Accordingly, the findings and sentence as approved on review below are affirmed.

Senior Judge ABERNATHY and Judge MITCHELL concur.

. “If an accused is found guilty of an offense or offenses for none of which ... bad-conduct discharge is authorized, proof of two or more previous convictions adjudged by a court during the three years next preceding the commission of any offense of which the accused stands convicted will authorize bad-conduct discharge.... If an accused is found guilty of two or more offenses for none of which ... bad-conduct discharge is authorized, the fact that the additional authorized confinement without substitution for these offenses is six months or more will, in addition, authorize bad-conduct discharge....”

. See, Latimer, J., (dissenting) in United States v.
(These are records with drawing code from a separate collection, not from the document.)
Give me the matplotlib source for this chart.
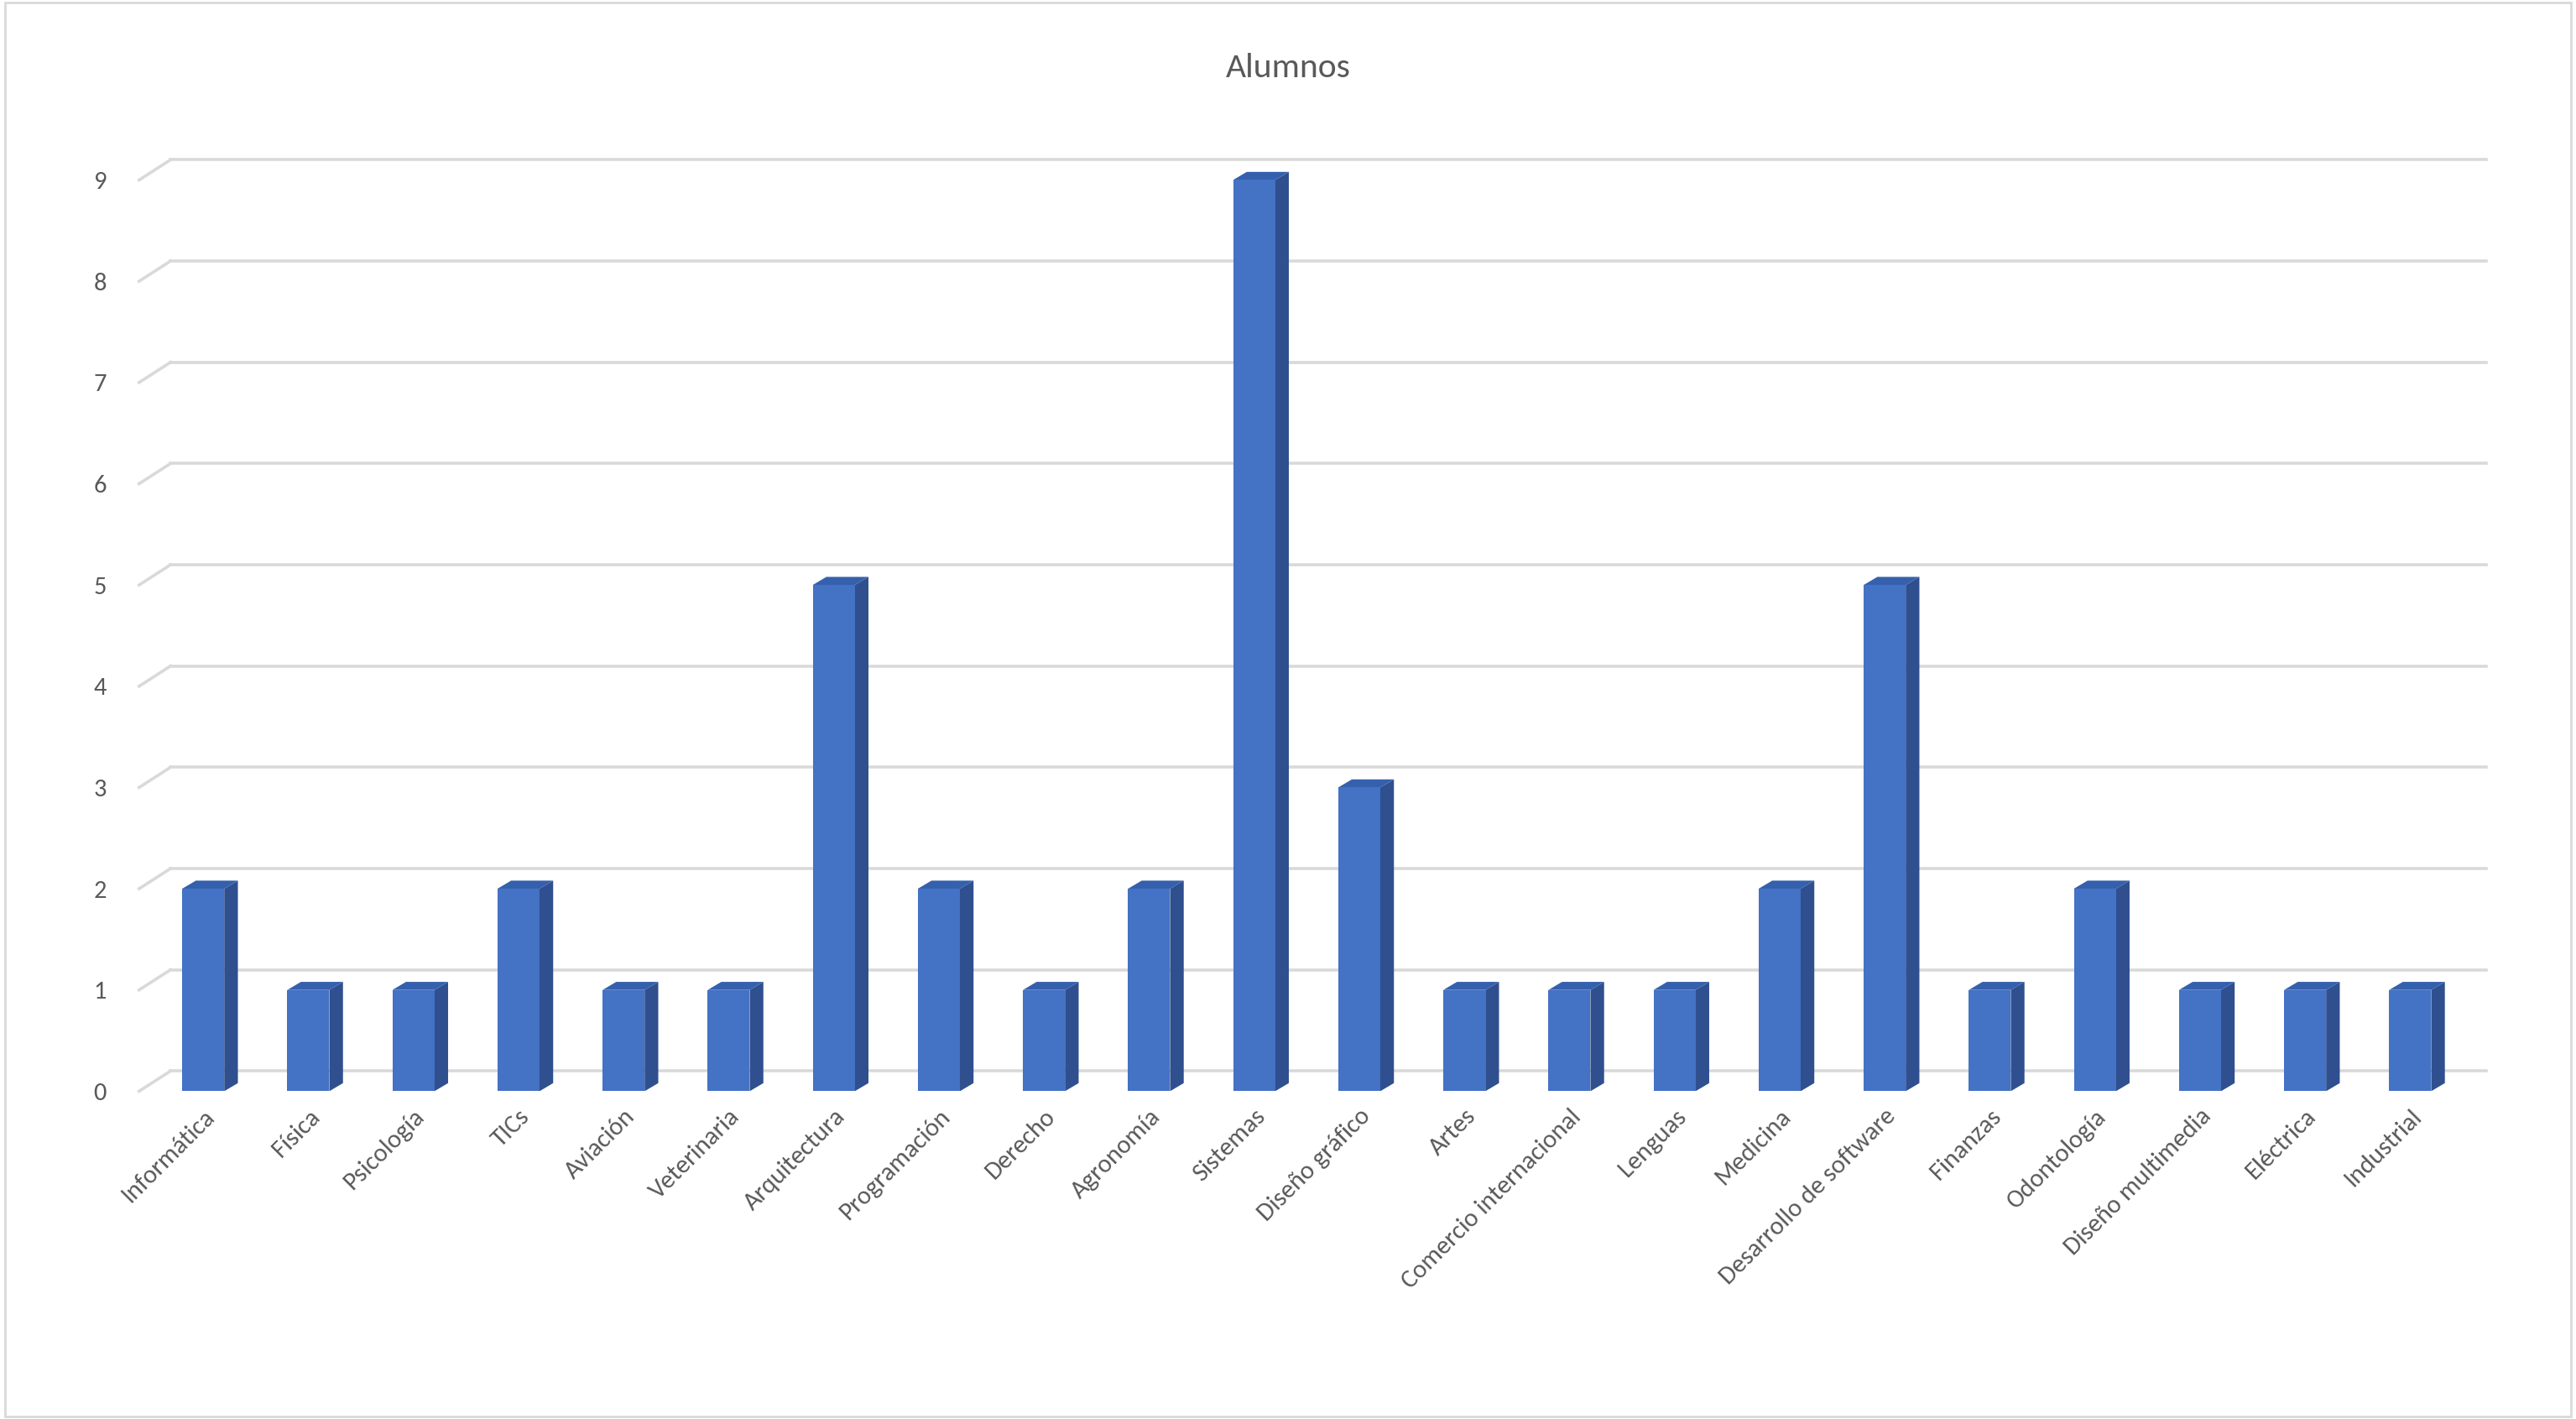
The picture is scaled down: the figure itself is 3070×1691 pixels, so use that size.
import matplotlib
matplotlib.use("Agg")
import matplotlib.pyplot as plt
from matplotlib.patches import Polygon, Rectangle

categories = ["Informática", "Física", "Psicología", "TICs", "Aviación", "Veterinaria",
              "Arquitectura", "Programación", "Derecho", "Agronomía", "Sistemas",
              "Diseño gráfico", "Artes", "Comercio internacional", "Lenguas", "Medicina",
              "Desarrollo de software", "Finanzas", "Odontología", "Diseño multimedia",
              "Eléctrica", "Industrial"]
values = [2, 1, 1, 2, 1, 1, 5, 2, 1, 2, 9, 3, 1, 1, 1, 2, 5, 1, 2, 1, 1, 1]
yticks = list(range(0, 10))

plt.rcParams['font.family'] = ['Calibri', 'Carlito', 'Liberation Sans', 'DejaVu Sans']
fig = plt.figure(figsize=(15.35, 8.455), dpi=200)
ax = fig.add_axes([0.054, 0.231, 0.911, 0.66])
n = len(categories)
ax.set_xlim(-0.61, n - 1 + 0.72)
ax.set_ylim(0, 9.25)

gdx, gdy = 0.3, 0.2
x0 = -0.61
for k in yticks:
    ax.plot([x0, x0 + gdx], [k, k + gdy], color="#d9d9d9", lw=1.3, zorder=1, clip_on=False)
    ax.plot([x0 + gdx, n - 1 + 0.72], [k + gdy, k + gdy], color="#d9d9d9", lw=1.3, zorder=1, clip_on=False)

w = 0.4
bdx, bdy = 0.13, 0.08
for i, v in enumerate(values):
    l, r = i - w / 2, i + w / 2
    ax.add_patch(Polygon([(r, 0), (r + bdx, bdy), (r + bdx, v + bdy), (r, v)],
                         closed=True, fc="#2f4f8f", ec="none", zorder=3))
    ax.add_patch(Polygon([(l, v), (l + bdx, v + bdy), (r + bdx, v + bdy), (r, v)],
                         closed=True, fc="#3560ad", ec="none", zorder=3))
    ax.add_patch(Rectangle((l, 0), w, v, fc="#4472c4", ec="none", zorder=4))

for s in ax.spines.values():
    s.set_visible(False)
ax.set_yticks(yticks)
ax.set_yticklabels([str(t) for t in yticks], fontsize=11, color="#595959")
ax.tick_params(axis="y", length=0, pad=14)
ax.set_xticks(range(n))
ax.set_xticklabels(categories, rotation=45, ha="right", rotation_mode="anchor",
                   fontsize=11, color="#595959")
ax.tick_params(axis="x", length=0, pad=6)
fig.text(0.5, 0.952, "Alumnos", ha="center", va="center", fontsize=15, color="#595959")
fig.patches.append(Rectangle((0.002, 0.002), 0.996, 0.996, transform=fig.transFigure,
                             fill=False, ec="#d9d9d9", lw=1))
fig.savefig("out.png", dpi=200, facecolor="white")
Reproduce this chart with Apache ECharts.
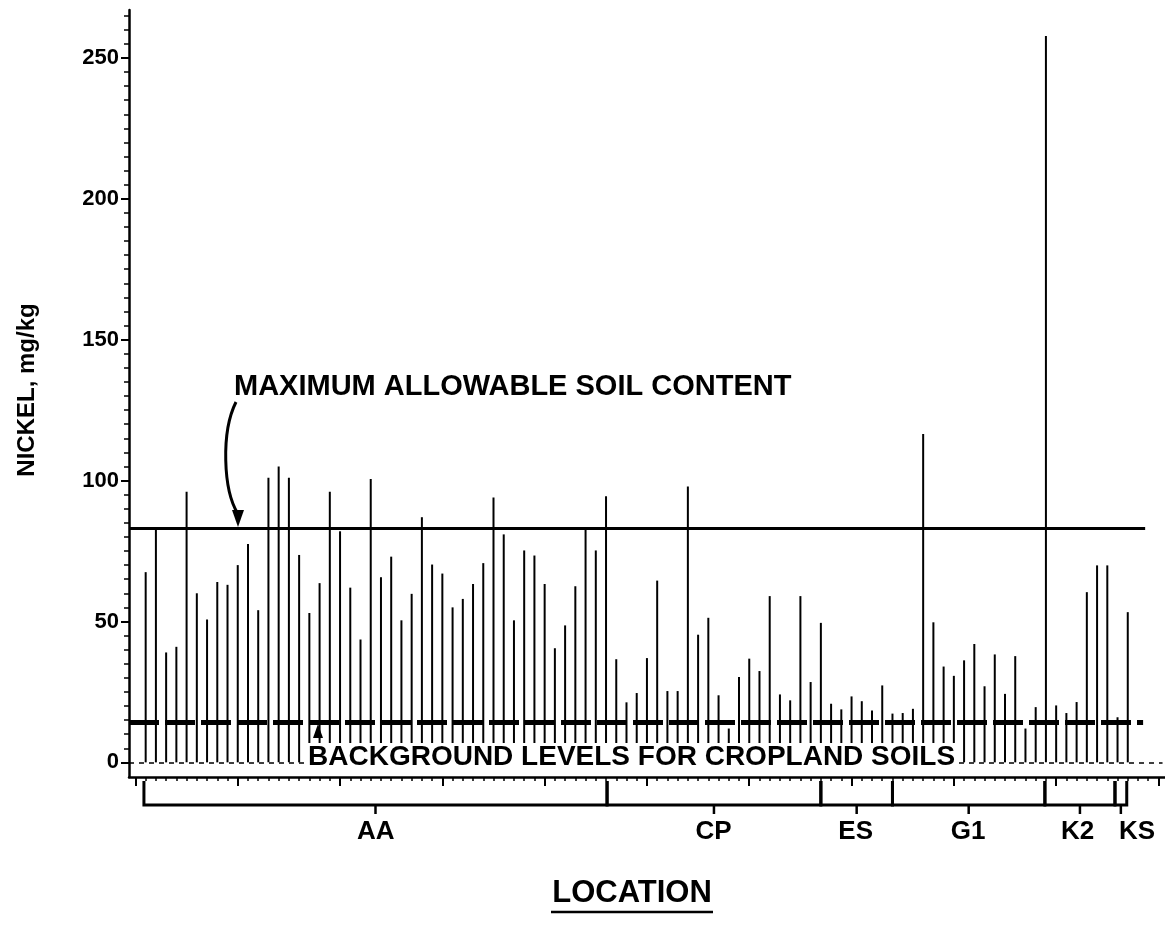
<!DOCTYPE html>
<html><head><meta charset="utf-8">
<script src="https://cdn.jsdelivr.net/npm/echarts@6/dist/echarts.min.js"></script>
<style>html,body{margin:0;padding:0;background:#fff}#c{width:1165px;height:927px}</style>
</head><body><div id="c"></div>
<script>
// Nickel concentration per sample (mg/kg), in plotting order
const nickel = [
  67.5, 83, 39, 41, 96, 60, 50.7, 64, 63, 70,
  77.5, 54, 101, 105, 101, 73.6, 53, 63.6, 96, 82,
  62, 43.6, 100.6, 65.7, 73, 50.4, 59.8, 87, 70.2, 67,
  55, 58, 63.3, 70.7, 94, 80.9, 50.4, 75.2, 73.4, 63.3,
  40.5, 48.6, 62.5, 83.5, 75.2, 94.4, 36.6, 21.3, 24.6, 37,
  64.5, 25.3, 25.3, 97.9, 45.3, 51.3, 23.8, 12, 30.3, 36.8,
  32.4, 59, 24.1, 22, 59, 28.5, 49.5, 20.8, 18.8, 23.4,
  21.7, 18.4, 27.3, 17.3, 17.5, 19, 116.5, 49.7, 34, 30.7,
  36.2, 42, 27, 38.3, 24.3, 37.7, 12, 19.6, 257.8, 20.2,
  17.5, 21.4, 60.4, 69.9, 69.9, 16, 53.3
];
// Location groups (extent in sample-index units)
const groupNames = ['AA', 'CP', 'ES', 'G1', 'K2', 'KS'];
const groupBounds = [-0.17, 45.1, 66.0, 73.0, 87.9, 94.75, 95.9];
const groupLabelAt = [22.5, 55.5, 69.4, 80.4, 91.1, 96.9];
// Reference levels (mg/kg)
const maxAllowable = 83;
const backgroundLevel = 14.2;
const yTickLabels = [0, 50, 100, 150, 200, 250];

const FONT = '"Liberation Sans", Arial, Helvetica, sans-serif';
const xMin = -1.63, xMax = 99.64;
const yMin = -5.2, yMax = 267;
const refLineEnd = 97.7, bgLineEnd = 97.5, zeroLineEnd = 99.4;

const xMajor = [], xMinor = [], yMinor = [];
for (let v = -1; v <= 99; v += 10) xMajor.push(v);
for (let v = -1; v <= 99; v += 1) xMinor.push(v);
for (let v = 0; v <= 265; v += 5) yMinor.push(v);

const chart = echarts.init(document.getElementById('c'));
const needleData = nickel.map((v, i) => [i, v]);
const groupData = groupNames.map((n, k) => [groupBounds[k], groupBounds[k + 1], groupLabelAt[k], 0]);

const black = '#000';
const option = {
  animation: false,
  backgroundColor: '#fff',
  grid: { left: 129, right: 0, top: 10, bottom: 150 },
  xAxis: [
    { type: 'value', min: xMin, max: xMax,
      axisLine: { show: true, onZero: false, lineStyle: { color: black, width: 2.5 } },
      axisTick: { show: true, customValues: xMajor, length: 9, lineStyle: { color: black, width: 2 } },
      axisLabel: { show: false }, splitLine: { show: false } },
    { type: 'value', min: xMin, max: xMax, position: 'bottom',
      axisLine: { show: false, onZero: false },
      axisTick: { show: true, customValues: xMinor, length: 4, lineStyle: { color: black, width: 1.5 } },
      axisLabel: { show: false }, splitLine: { show: false } }
  ],
  yAxis: [
    { type: 'value', min: yMin, max: yMax,
      axisLine: { show: true, onZero: false, lineStyle: { color: black, width: 2.5 } },
      axisTick: { show: true, customValues: yTickLabels, length: 8, lineStyle: { color: black, width: 2 } },
      axisLabel: { customValues: yTickLabels, color: black, fontFamily: FONT, fontWeight: 'bold', fontSize: 22, margin: 10 },
      splitLine: { show: false } },
    { type: 'value', min: yMin, max: yMax, position: 'left',
      axisLine: { show: false, onZero: false },
      axisTick: { show: true, customValues: yMinor, length: 5, lineStyle: { color: black, width: 1.5 } },
      axisLabel: { show: false }, splitLine: { show: false } }
  ],
  series: [
    { type: 'bar', xAxisIndex: 0, yAxisIndex: 0, data: needleData, barWidth: 2,
      itemStyle: { color: black },
      markLine: {
        silent: true, symbol: 'none', label: { show: false },
        data: [
          [ { coord: [xMin, maxAllowable], lineStyle: { color: black, width: 3, type: 'solid' } },
            { coord: [refLineEnd, maxAllowable] } ],
          [ { coord: [xMin, backgroundLevel], lineStyle: { color: black, width: 5, type: [30, 6] } },
            { coord: [bgLineEnd, backgroundLevel] } ],
          [ { coord: [xMin, 0], lineStyle: { color: black, width: 1.5, type: [5, 5] } },
            { coord: [zeroLineEnd, 0] } ]
        ]
      } },
    { type: 'custom', xAxisIndex: 0, yAxisIndex: 0, clip: false, silent: true,
      data: groupData,
      renderItem: function (params, api) {
        const x0 = api.coord([api.value(0), 0])[0];
        const x1 = api.coord([api.value(1), 0])[0];
        const xl = api.coord([api.value(2), 0])[0];
        const base = params.coordSys.y + params.coordSys.height;
        const yb = base + 28;
        const xc = (x0 + x1) / 2;
        return { type: 'group', children: [
          { type: 'polyline', shape: { points: [[x0, base + 4], [x0, yb], [x1, yb], [x1, base + 4]] },
            style: { stroke: black, lineWidth: 3, fill: null } },
          { type: 'line', shape: { x1: xc, y1: yb, x2: xc, y2: yb + 9 },
            style: { stroke: black, lineWidth: 2.5 } },
          { type: 'text', x: xl, y: yb + 27,
            style: { text: groupNames[params.dataIndex], fill: black, font: 'bold 26px ' + FONT,
                     align: 'center', verticalAlign: 'middle' } }
        ] };
      } }
  ],
  graphic: [
    { type: 'text', z: 100, x: 27, y: 390, rotation: Math.PI / 2,
      style: { text: 'NICKEL, mg/kg', fill: black, font: 'bold 24px ' + FONT, align: 'center', verticalAlign: 'middle' } },
    { type: 'text', z: 100, x: 234, y: 387,
      style: { text: 'MAXIMUM ALLOWABLE SOIL CONTENT', fill: black, font: 'bold 29px ' + FONT, align: 'left', verticalAlign: 'middle' } },
    { type: 'bezierCurve', z: 100,
      shape: { x1: 236, y1: 402, cpx1: 221, cpy1: 432, cpx2: 223, cpy2: 490, x2: 238, y2: 514 },
      style: { stroke: black, lineWidth: 3, fill: null } },
    { type: 'polygon', z: 100, shape: { points: [[232, 510], [244, 510], [238, 527]] }, style: { fill: black } },
    { type: 'rect', z: 99, shape: { x: 305, y: 743, width: 653, height: 27 }, style: { fill: '#fff' } },
    { type: 'text', z: 100, x: 308, y: 757,
      style: { text: 'BACKGROUND LEVELS FOR CROPLAND SOILS', fill: black, font: 'bold 28px ' + FONT, align: 'left', verticalAlign: 'middle' } },
    { type: 'polygon', z: 100, shape: { points: [[318, 724], [313, 738], [323, 738]] }, style: { fill: black } },
    { type: 'text', z: 100, x: 632, y: 893,
      style: { text: 'LOCATION', fill: black, font: 'bold 31px ' + FONT, align: 'center', verticalAlign: 'middle' } },
    { type: 'line', z: 100, shape: { x1: 551, y1: 912, x2: 713, y2: 912 }, style: { stroke: black, lineWidth: 2.5 } }
  ]
};
chart.setOption(option);
</script>
</body></html>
Zemartis, 10 U.S.C.M.A. 353, 27 C.M.R. 427 (1959).

. For reasons which are made obvious by reference to its facts, the decision in United States v. Zemartis, supra, is not controlling.

. United States v. Green, 1 MJ 453 (CMA 1976).

. United States v. Castrillon-Moreno, 7 MJ 414 (CMA 1979).

. Even were we to conclude that omission of the advice required by Paragraph 70b (1), MCM, affected findings, automatic reversal is not the inexorable result. Article 59(a), UCMJ, 10 U.S.C. § 859(a), requires an error to materially prejudice the substantial rights of an accused before either the findings or sentence can be set aside. Furthermore, every misadvice as to the maximum punishment does not invalidate pleas of an accused. An “insubstantial variation in sentence advice” will not affect the findings. United States v. Muir, 7 M.J. 448 (C.M.A.1979). Thus both the UCMJ and case law require us to search the record for evidence of material prejudice, the latter being the touchstone upon which reversal of findings is conditioned. As we will make evident, we find no such prejudice to exist.

. This appears to be a classic case for adoption of the rationale expressed in Timmons, supra, footnote 5, at 436.